The difficulties posed by lower gold prices are made clear in the new 1982-83 national budget. It anticipates an economy that will grow only 1 to 2 percent in real terms this year. Spending rises more slowly than inflation, meaning a cut in real terms.
The tough budget ''comes at a time when expectations by underprivileged people are high and when a showdown is pending between those who want to get to grips with the realities of peaceful change and those who merely want to adhere to existing privilege,'' says Parliament's opposition spokesman on finance, Harry Schwarz.
Most economists feel South Africa needs a real growth rate of some 4.5 percent just to stay even with its rapidly expanding black population. An even higher growth rate would be needed to reduce unemployment.

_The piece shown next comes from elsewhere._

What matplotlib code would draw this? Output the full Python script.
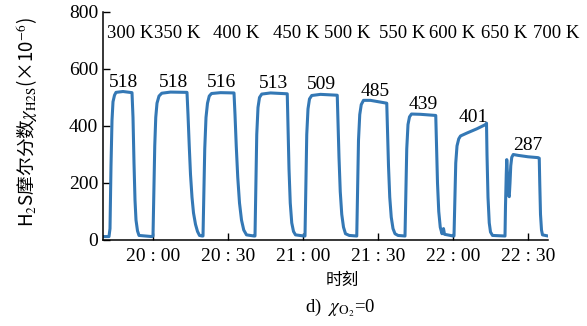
import matplotlib
matplotlib.use("Agg")
import matplotlib.pyplot as plt
import numpy as np

plt.rcParams['font.family'] = ['Liberation Serif', 'Noto Sans CJK SC']
plt.rcParams['mathtext.fontset'] = 'stix'

# minutes after 19:40 and H2S mole fraction (x1e-6)
time_min = [0, 2.4, 2.8, 3.2, 3.6, 4.0, 4.6, 5.2, 8.0, 11.6, 12.0, 12.4, 12.8, 13.2, 13.8, 14.4, 17.0, 19.6,
            20.0, 20.3, 20.7, 21.1, 21.6, 22.4, 23.5, 27.0, 33.6, 34.0, 34.5, 35.0, 35.6, 36.2, 37.0, 37.8, 38.6, 39.6,
            40.0, 40.3, 40.7, 41.2, 41.8, 42.5, 43.4, 47.0, 52.4, 52.8, 53.3, 53.9, 54.6, 55.4, 56.3, 57.4, 60.4,
            60.8, 61.1, 61.5, 62.0, 62.6, 63.5, 67.0, 73.7, 74.0, 74.4, 74.9, 75.5, 76.2, 77.0, 80.4,
            80.8, 81.1, 81.5, 82.0, 82.6, 83.5, 87.0, 93.7, 94.0, 94.4, 94.9, 95.5, 96.2, 97.0, 98.5, 101.2,
            101.5, 101.8, 102.2, 102.7, 103.3, 104.2, 107.0, 111.0, 113.5, 113.8, 114.2, 114.7, 115.3, 116.0, 116.8, 118.0, 120.4,
            120.8, 121.1, 121.5, 122.0, 122.6, 123.4, 127.0, 133.1, 133.4, 133.8, 134.3, 134.9, 135.6, 136.2, 136.6, 140.1,
            140.4, 140.7, 141.1, 141.6, 142.3, 143.0, 145.5, 149.5, 153.0, 153.4, 153.6, 154.0, 154.5, 155.0, 155.8, 160.4,
            160.8, 161.0, 161.3, 161.5, 161.8, 162.1, 162.5, 162.8, 163.1, 163.5, 164.1, 166.0, 170.0, 174.0, 174.5,
            174.7, 175.0, 175.4, 175.8, 178.0]
h2s = [12, 12, 40, 260, 420, 485, 508, 518, 521, 517, 430, 270, 140, 70, 32, 16, 14, 12,
       14, 150, 330, 430, 480, 505, 515, 519, 518, 440, 330, 230, 150, 95, 55, 30, 16, 14,
       14, 150, 320, 430, 480, 505, 514, 517, 516, 440, 330, 220, 130, 70, 35, 18, 14,
       14, 170, 370, 465, 500, 512, 516, 513, 400, 250, 130, 60, 30, 18, 14,
       14, 170, 370, 460, 495, 507, 511, 508, 420, 290, 170, 90, 45, 22, 16, 14,
       14, 160, 350, 440, 475, 490, 490, 484, 480, 390, 260, 150, 80, 40, 22, 16, 14,
       14, 150, 320, 405, 432, 442, 441, 437, 340, 200, 100, 45, 22, 40, 20, 14,
       14, 130, 270, 330, 355, 365, 375, 390, 405, 410, 300, 150, 60, 28, 16, 14,
       14, 120, 230, 282, 230, 160, 152, 200, 260, 290, 300, 297, 292, 289, 287,
       200, 90, 35, 18, 14]

peak_values = [518, 518, 516, 513, 509, 485, 439, 401, 287]
peak_label_min = [8.2, 28.0, 47.5, 68.0, 87.5, 109.0, 128.0, 148.0, 170.0]
peak_label_base = [538, 538, 536, 533, 529, 507, 459, 414, 315]

temps = ['300 K', '350 K', '400 K', '450 K', '500 K', '550 K', '600 K', '650 K', '700 K']
temp_label_min = [10.8, 29.6, 53.2, 77.2, 97.6, 119.6, 139.6, 160.4, 181.2]

xtick_min = [20, 50, 80, 110, 140, 170]
xtick_labels = ['20 : 00', '20 : 30', '21 : 00', '21 : 30', '22 : 00', '22 : 30']

fig = plt.figure(figsize=(5.87, 3.26), dpi=100)
ax = fig.add_axes([103/587, 1-240/326, 445/587, 228/326])

ax.plot(time_min, h2s, color='#3478b5', lw=2.2)

for v, t, yb in zip(peak_values, peak_label_min, peak_label_base):
    ax.text(t, yb, str(v), ha='center', va='baseline', fontsize=14)
for lab, t in zip(temps, temp_label_min):
    ax.text(t, 726, lab, ha='center', va='center', fontsize=13.5, clip_on=False)

ax.set_xlim(0, 178)
ax.set_ylim(0, 800)
ax.set_yticks([0, 200, 400, 600, 800])
ax.set_xticks(xtick_min)
ax.set_xticklabels(xtick_labels)
ax.tick_params(direction='in', length=5, width=1, labelsize=14)
ax.tick_params(axis='x', pad=6, labelsize=14)
for s in ['top', 'right']:
    ax.spines[s].set_visible(False)
for s in ['left', 'bottom']:
    ax.spines[s].set_linewidth(1.1)

fig.text(27/587, 1-122/326, 'H$_2$S摩尔分数$\\chi_{\\mathrm{H2S}}$(×10$^{-6}$)',
         rotation=90, ha='center', va='center', fontsize=13.5, family='Noto Sans CJK SC')
fig.text(342/587, 1-280/326, '时刻', ha='center', va='center', fontsize=12, family='Noto Sans CJK SC')
fig.text(340/587, 1-308/326, 'd)  $\\chi_{\\mathrm{O_2}}$=0', ha='center', va='center', fontsize=13.5)

fig.savefig('out.png', dpi=100)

Black unemployment, according to the government, is 8 percent, but it is far higher if black homelands are figured in.
But South African consumers will pay for the lower gold price. When the price falls $100 per ounce, the government loses roughly $1 billion in tax revenue from gold mines. Consumers wind up helping to offset that loss to the South African economy.
Already the government has slapped a 10 percent surcharge on all imports, which will boost the price of consumer goods. The general sales tax has been raised by 25 percent. And gasoline, airfares, rail tariffs, and bread will be more expensive as well.
If there is a silver lining to the budget for government opponents, it is that South Africa has been pressed to spend more on butter and less on guns.
''The cuts haven't taken place in areas of social requirements,'' Mr. Schwarz says.
Preliminary analyses of the budget show housing and education expenditures have been increased by amounts that are higher than the rate of inflation - although they are not so high as the government would have asked for in better economic times. Defense spending, by contrast, is to increase by 8 percent this year--a rate that is below the 13 percent inflation rate.
The major variable in the economy remains the price of gold. Most gold analysts here say the decline in the price of gold is due to continuing high interest rates in the United States.